I would argue that the player’s mind is instead free to consider their environment, the surrounding enemies, and to determine what special attacks or techniques are needed for the situation. Not all foes behave the same, after all, and certain special attacks are based used against specific foes under specific circumstances. Dragon Jump and Tempest are excellent crowd abilities, for example, shining brightest when the player is surrounded by Goblins or encountering a retinue of Magitek Knights.

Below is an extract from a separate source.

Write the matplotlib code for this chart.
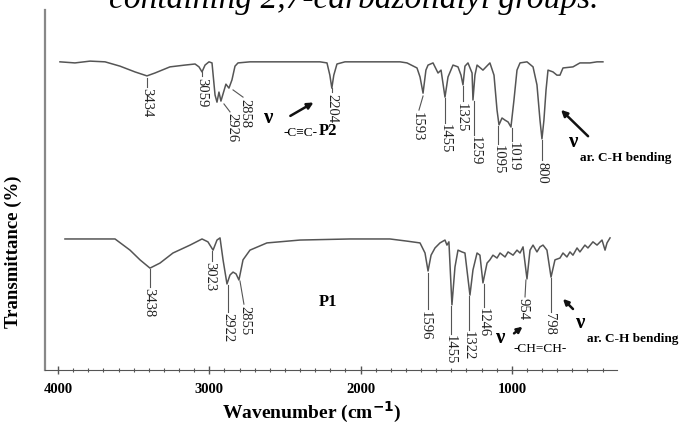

What this has to do with the story or characters, I’m not certain. The Final Fantasy franchise is largely known for plots of a certain epic splendor, and while the scale of many of the monsters and environments certainly promise that, there’s also something a bit different about a cross-country road trip. Our protagonists are avoiding a war somehow, or perhaps they’re trying to reach a key destination. I’m not entirely certain at this stage, and the demo does little to inform the player of what to expect in that regard.
All I can be certain of is that this feels like a brand new and unique game. It has bits of Dragon’s Dogma and Xenoblade Chronicles sprinkled here and there, and evidently the encounter with the Behemoth is rather reminiscent of Monster Hunter, but if there’s anything to excite me about the game it is as much as it reminds me of Dungeons & Dragons.
An odd comparison, I know. After all, I just stated that our stylish protagonists are driving across a rather modern looking world littered with monsters of mythological proportion. Yet as I was diving down into a cavern filled with goblins, seeking out a treasure uncertain, and sneaking amidst the fog whilst my compatriots plotted how to attack the Behemoth from its blind spot, I was reminded very much of old campaigns with friends. The aesthetic may be different in many ways, but the atmosphere is intact.
Which would mean Final Fantasy XV could be the closest in spirit to the original Final Fantasy than any of its predecessors. It would be a rather interesting irony if it were ultimately true, as the latest game is the furthest from its 8-bit founder as any could be. Yet as I dove into that cavern, rescuing a companion of mine, the connection was made and a smile spread across my face.
I cannot promise old fans of the franchise that they’ll be interested in Final Fantasy XV. I cannot say whether this will be a “return to form” for Square-Enix, that the series is “good again”. The truth is that Final Fantasy has always been about change and evolution. It is just that, over the past few years, those changes have been more drastic than they ever were in the 8- and 16-bit days.
Now it just happens to have reinvented itself to a form that perfectly fits my tastes.
Which is unfortunate, because I’d really like to be able to play and enjoy my other games rather than sitting here wishing Final Fantasy XV could just be complete already.